Write out the records below from the first line through the line containing "plt.rcParams['font.family'] = ['Liberation", leaving out any pictures.

-- start of PROVIDED RECORDS --

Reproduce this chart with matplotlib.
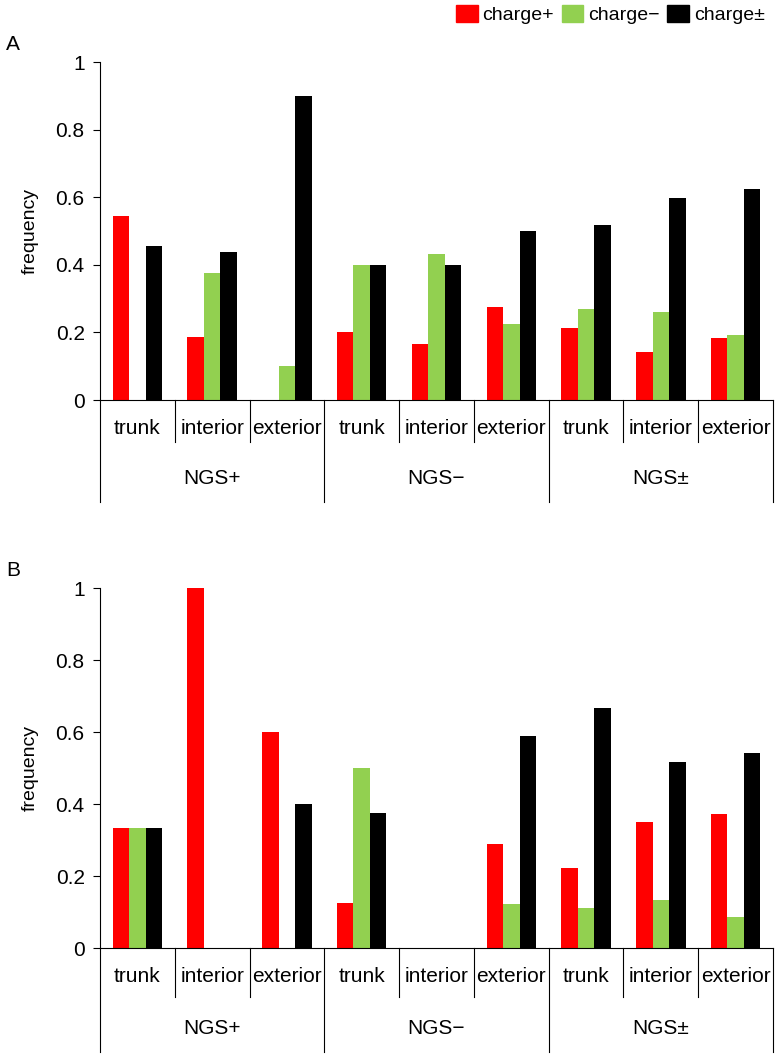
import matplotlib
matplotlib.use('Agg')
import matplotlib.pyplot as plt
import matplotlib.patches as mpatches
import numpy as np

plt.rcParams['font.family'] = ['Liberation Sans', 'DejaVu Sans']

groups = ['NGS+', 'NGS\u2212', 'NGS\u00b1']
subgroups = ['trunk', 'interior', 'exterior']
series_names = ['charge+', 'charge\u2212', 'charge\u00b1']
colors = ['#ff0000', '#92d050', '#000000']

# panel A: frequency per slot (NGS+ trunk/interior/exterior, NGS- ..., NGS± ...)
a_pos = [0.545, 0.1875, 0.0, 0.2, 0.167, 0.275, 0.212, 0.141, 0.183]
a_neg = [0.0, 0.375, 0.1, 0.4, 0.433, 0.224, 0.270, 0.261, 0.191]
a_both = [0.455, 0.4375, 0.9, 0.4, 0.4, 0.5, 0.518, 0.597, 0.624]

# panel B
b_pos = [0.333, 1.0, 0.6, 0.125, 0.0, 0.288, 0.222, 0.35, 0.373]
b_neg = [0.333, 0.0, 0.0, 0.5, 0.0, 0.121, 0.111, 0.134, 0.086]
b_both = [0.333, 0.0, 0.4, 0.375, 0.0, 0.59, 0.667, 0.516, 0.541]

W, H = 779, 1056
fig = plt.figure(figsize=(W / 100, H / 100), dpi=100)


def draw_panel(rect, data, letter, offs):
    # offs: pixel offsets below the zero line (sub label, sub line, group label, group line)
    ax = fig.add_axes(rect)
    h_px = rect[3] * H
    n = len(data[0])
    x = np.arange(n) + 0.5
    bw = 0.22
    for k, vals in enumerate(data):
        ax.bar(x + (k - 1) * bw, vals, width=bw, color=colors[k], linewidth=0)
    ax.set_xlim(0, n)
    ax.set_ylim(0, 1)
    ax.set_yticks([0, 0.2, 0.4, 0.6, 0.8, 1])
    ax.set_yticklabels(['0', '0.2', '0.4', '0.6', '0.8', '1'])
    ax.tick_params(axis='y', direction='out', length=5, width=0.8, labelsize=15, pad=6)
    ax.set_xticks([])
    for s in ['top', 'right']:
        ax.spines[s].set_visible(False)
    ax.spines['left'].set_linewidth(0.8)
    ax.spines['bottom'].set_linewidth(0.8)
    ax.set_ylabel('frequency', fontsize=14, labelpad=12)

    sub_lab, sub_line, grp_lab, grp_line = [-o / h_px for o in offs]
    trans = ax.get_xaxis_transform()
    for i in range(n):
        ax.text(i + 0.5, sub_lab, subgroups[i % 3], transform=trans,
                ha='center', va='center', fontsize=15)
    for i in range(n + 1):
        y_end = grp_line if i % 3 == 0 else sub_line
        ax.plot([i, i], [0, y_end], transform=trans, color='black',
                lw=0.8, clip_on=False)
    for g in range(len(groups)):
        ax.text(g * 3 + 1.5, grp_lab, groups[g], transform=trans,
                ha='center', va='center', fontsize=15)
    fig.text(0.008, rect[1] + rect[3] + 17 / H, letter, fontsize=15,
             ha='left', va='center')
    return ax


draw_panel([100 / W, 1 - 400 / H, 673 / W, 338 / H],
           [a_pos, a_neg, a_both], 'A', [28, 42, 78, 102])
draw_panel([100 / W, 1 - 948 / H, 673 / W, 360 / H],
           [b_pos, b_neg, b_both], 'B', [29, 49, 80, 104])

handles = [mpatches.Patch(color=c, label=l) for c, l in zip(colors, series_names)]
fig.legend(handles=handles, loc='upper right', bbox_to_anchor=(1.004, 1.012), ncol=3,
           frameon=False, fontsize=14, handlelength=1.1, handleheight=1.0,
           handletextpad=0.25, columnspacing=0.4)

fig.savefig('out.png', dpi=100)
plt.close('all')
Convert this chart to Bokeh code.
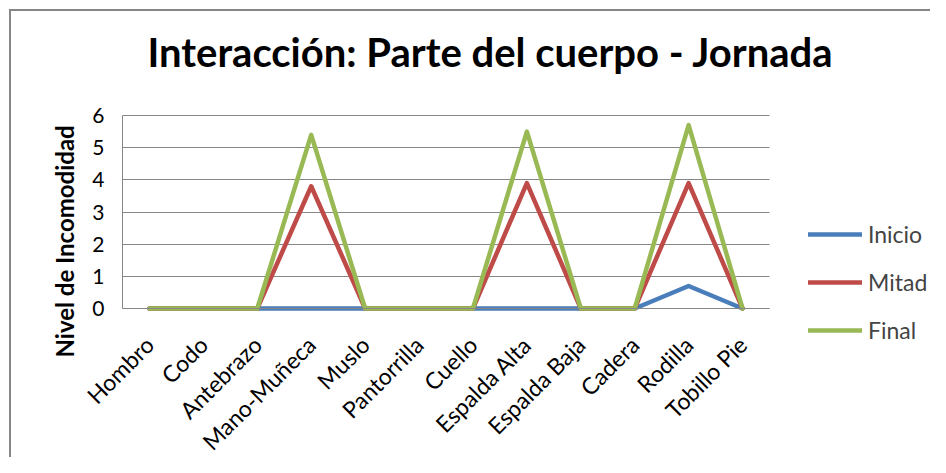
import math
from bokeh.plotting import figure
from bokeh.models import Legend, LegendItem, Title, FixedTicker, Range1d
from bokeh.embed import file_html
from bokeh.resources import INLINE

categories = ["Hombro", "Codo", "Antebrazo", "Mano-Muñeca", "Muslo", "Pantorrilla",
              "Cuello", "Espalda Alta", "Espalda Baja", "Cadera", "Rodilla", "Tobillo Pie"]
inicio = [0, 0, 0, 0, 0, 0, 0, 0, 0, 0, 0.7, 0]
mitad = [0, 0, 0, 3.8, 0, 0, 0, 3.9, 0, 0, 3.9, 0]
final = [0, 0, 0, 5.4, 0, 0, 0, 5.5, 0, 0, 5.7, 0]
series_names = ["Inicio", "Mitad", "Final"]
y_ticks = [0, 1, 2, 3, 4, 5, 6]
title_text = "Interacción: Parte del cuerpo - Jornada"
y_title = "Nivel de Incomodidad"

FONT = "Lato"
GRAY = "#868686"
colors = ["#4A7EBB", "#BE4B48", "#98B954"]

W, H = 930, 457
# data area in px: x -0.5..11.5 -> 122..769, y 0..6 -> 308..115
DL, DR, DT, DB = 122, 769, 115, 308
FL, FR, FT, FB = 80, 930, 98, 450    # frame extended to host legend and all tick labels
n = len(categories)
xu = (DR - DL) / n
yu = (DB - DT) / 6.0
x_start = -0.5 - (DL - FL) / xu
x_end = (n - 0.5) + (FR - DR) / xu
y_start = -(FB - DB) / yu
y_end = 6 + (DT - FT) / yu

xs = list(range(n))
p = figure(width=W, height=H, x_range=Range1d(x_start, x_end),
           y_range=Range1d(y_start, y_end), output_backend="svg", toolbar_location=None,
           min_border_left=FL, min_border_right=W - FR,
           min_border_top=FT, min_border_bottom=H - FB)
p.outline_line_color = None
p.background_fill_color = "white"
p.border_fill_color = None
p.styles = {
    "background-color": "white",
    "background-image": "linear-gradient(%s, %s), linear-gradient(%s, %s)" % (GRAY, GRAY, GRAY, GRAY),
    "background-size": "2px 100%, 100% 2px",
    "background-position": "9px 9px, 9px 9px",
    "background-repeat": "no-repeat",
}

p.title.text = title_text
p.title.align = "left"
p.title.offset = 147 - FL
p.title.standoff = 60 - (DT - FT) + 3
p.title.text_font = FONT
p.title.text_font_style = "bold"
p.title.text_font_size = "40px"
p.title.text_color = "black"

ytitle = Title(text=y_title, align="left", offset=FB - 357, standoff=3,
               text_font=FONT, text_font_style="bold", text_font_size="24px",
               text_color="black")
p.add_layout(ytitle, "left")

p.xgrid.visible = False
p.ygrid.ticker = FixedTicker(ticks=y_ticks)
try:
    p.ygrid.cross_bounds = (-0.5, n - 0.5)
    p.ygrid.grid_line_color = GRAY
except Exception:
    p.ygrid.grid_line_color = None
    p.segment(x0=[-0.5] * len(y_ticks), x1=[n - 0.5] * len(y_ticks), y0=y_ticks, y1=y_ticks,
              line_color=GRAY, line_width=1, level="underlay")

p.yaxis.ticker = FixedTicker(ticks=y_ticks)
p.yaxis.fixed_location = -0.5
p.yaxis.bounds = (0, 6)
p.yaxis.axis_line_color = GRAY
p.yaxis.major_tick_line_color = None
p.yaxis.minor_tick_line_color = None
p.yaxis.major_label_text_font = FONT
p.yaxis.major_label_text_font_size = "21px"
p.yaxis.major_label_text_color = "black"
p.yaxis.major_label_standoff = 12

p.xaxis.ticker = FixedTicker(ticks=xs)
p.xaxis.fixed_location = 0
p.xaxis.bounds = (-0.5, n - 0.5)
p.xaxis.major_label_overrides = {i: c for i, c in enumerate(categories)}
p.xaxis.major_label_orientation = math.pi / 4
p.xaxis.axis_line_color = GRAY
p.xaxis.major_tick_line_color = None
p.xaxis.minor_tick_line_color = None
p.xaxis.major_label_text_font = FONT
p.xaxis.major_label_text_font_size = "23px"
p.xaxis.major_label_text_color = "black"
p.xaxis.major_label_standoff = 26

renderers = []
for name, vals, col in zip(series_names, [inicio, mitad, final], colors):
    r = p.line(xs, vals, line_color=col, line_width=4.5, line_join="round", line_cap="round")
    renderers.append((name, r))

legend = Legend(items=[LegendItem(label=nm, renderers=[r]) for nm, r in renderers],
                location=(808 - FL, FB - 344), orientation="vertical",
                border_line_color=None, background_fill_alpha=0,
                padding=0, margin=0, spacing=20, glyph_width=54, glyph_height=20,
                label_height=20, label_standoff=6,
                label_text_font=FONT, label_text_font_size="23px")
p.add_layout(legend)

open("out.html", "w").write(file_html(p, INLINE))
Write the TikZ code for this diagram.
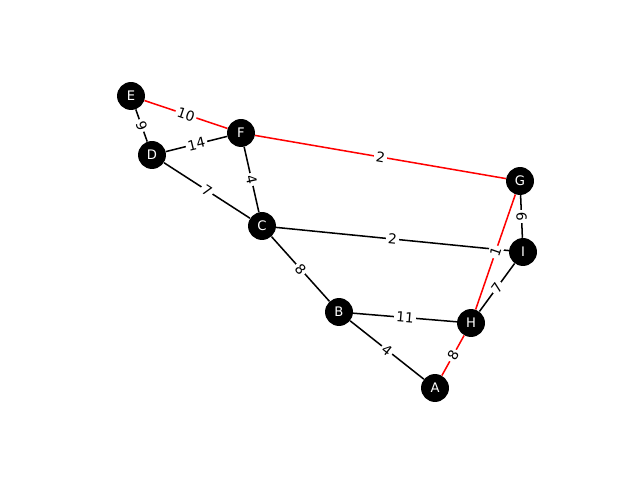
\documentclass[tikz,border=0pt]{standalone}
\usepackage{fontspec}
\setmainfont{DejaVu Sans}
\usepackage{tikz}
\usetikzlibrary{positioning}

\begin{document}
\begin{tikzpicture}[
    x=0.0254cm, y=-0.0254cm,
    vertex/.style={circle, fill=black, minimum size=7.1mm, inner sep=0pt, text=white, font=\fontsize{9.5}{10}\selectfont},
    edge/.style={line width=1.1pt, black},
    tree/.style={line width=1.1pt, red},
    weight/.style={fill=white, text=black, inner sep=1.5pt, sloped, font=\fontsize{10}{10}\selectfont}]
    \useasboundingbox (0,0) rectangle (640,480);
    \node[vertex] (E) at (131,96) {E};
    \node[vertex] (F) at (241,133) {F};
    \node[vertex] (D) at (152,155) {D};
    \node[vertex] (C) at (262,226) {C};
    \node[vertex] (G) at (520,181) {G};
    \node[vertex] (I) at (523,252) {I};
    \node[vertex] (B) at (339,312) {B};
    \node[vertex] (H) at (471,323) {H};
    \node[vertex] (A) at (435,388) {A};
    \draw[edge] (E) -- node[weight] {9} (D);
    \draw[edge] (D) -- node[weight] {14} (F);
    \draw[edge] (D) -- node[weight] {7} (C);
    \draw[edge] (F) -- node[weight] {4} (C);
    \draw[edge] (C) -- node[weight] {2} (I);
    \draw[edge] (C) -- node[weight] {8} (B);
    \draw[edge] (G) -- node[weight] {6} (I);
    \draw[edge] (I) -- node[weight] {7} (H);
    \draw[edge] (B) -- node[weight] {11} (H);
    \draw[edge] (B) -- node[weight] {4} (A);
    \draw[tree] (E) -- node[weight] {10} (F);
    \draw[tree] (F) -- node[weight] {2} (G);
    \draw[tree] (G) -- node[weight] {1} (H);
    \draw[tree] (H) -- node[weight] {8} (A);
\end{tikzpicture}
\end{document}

-- end of PROVIDED RECORDS --

WRITTEN RESPONSE
Reproduce this chart with matplotlib.
import matplotlib
matplotlib.use('Agg')
import matplotlib.pyplot as plt
import matplotlib.patches as mpatches
import numpy as np

plt.rcParams['font.family'] = ['Liberation Sans', 'DejaVu Sans']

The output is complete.